**PROBLEM TO SOLVE**
Return the listing below in full, with every line exactly as it is.

**MATERIAL PROVIDED**
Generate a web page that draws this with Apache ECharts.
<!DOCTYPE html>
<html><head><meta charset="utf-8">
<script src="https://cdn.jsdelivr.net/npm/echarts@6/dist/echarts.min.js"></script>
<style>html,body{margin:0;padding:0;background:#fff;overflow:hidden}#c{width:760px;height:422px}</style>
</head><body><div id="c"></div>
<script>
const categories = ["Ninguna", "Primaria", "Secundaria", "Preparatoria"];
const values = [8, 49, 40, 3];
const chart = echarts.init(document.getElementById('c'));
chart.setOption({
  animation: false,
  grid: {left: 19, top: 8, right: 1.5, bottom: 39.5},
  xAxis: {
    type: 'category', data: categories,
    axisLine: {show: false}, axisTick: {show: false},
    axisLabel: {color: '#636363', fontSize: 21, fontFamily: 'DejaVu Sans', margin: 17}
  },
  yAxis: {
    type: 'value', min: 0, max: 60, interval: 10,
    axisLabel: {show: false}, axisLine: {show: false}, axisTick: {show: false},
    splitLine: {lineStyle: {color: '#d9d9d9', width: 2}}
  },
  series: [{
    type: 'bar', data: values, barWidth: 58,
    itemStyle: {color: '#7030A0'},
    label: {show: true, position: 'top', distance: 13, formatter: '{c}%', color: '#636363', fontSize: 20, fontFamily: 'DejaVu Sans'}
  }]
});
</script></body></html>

**REPLY TO THE TASK**
Generate a web page that draws this with Apache ECharts.
<!DOCTYPE html>
<html><head><meta charset="utf-8">
<script src="https://cdn.jsdelivr.net/npm/echarts@6/dist/echarts.min.js"></script>
<style>html,body{margin:0;padding:0;background:#fff;overflow:hidden}#c{width:760px;height:422px}</style>
</head><body><div id="c"></div>
<script>
const categories = ["Ninguna", "Primaria", "Secundaria", "Preparatoria"];
const values = [8, 49, 40, 3];
const chart = echarts.init(document.getElementById('c'));
chart.setOption({
  animation: false,
  grid: {left: 19, top: 8, right: 1.5, bottom: 39.5},
  xAxis: {
    type: 'category', data: categories,
    axisLine: {show: false}, axisTick: {show: false},
    axisLabel: {color: '#636363', fontSize: 21, fontFamily: 'DejaVu Sans', margin: 17}
  },
  yAxis: {
    type: 'value', min: 0, max: 60, interval: 10,
    axisLabel: {show: false}, axisLine: {show: false}, axisTick: {show: false},
    splitLine: {lineStyle: {color: '#d9d9d9', width: 2}}
  },
  series: [{
    type: 'bar', data: values, barWidth: 58,
    itemStyle: {color: '#7030A0'},
    label: {show: true, position: 'top', distance: 13, formatter: '{c}%', color: '#636363', fontSize: 20, fontFamily: 'DejaVu Sans'}
  }]
});
</script></body></html>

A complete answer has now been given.